If you've read anything about color analysis, you've seen the vein test. Look at the inside of your wrist. Blue-purple veins mean cool undertones. Green veins mean warm. Both mean neutral. Simple, right?
Except lighting conditions change vein color perception significantly. Fluorescent office lighting skews things cool. Warm incandescent light skews them warm. The test assumes neutral daylight, which most people aren't standing in when they try it. And yet it gets repeated everywhere as if it's definitive.
Which tests actually hold up
The most reliable test isn't a test at all — it's direct observation. Hold a piece of clearly warm fabric (think mustard yellow or terracotta) next to your face in neutral daylight. Then hold clearly cool fabric (icy lavender, true navy). Watch what happens to the skin around your jaw and cheekbones. One set will make your skin look clearer. The other will cast shadow or greyness.
This works because you're observing the actual effect, not inferring from a proxy. It's slower than checking your veins, but the conclusion is more trustworthy.
The jewelry test has a real problem
"Gold looks better on warm undertones, silver on cool" — you'll find this in almost every beginner guide. The issue is that jewelry preference is heavily influenced by what you grew up wearing, what your culture considers formal, and simple habit. Many people with cool undertones genuinely prefer gold because they've worn it their whole life and it feels right to them. That's not undertone data. That's familiarity bias.
What about the sun reaction test?
Some sources say warm-undertone people tan easily while cool-undertone people burn. This is a melanin and skin type question, not an undertone question. These things are loosely correlated but not reliably linked. I've worked through enough examples to see cool-toned people who tan well and warm-toned people who burn immediately. The sun test is the least reliable of all the common ones.

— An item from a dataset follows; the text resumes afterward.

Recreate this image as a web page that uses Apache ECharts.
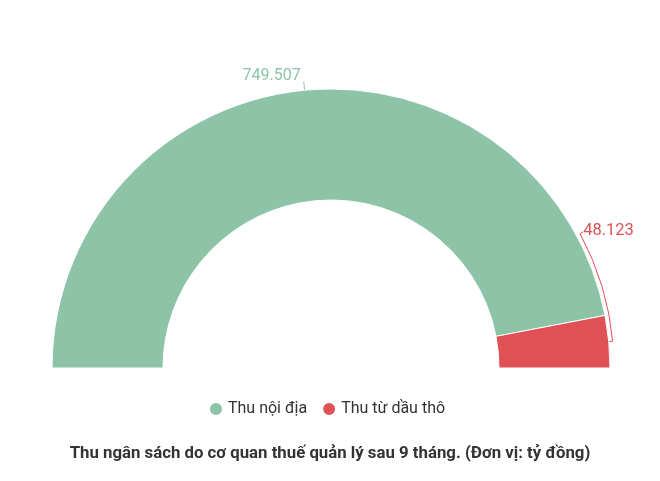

| Test | Reliability | Main problem |
| Vein color | Medium | Lighting dependent |
| Fabric draping | High | Requires neutral daylight |
| Jewelry preference | Low | Skewed by habit |
| Sun reaction | Low | Skin type, not undertone |
A practical approach for beginners
Use the fabric draping method as your primary test. Do it outside or near a large window around midday. No makeup. No colored clothing nearby. Look for which color family reduces the appearance of redness, dark circles, or uneven tone around your face. That's your answer.
The other tests can provide supporting data, but don't let them override what you're directly seeing.
Getting undertone wrong at the start means months of confusion. Take the extra time to do it properly once.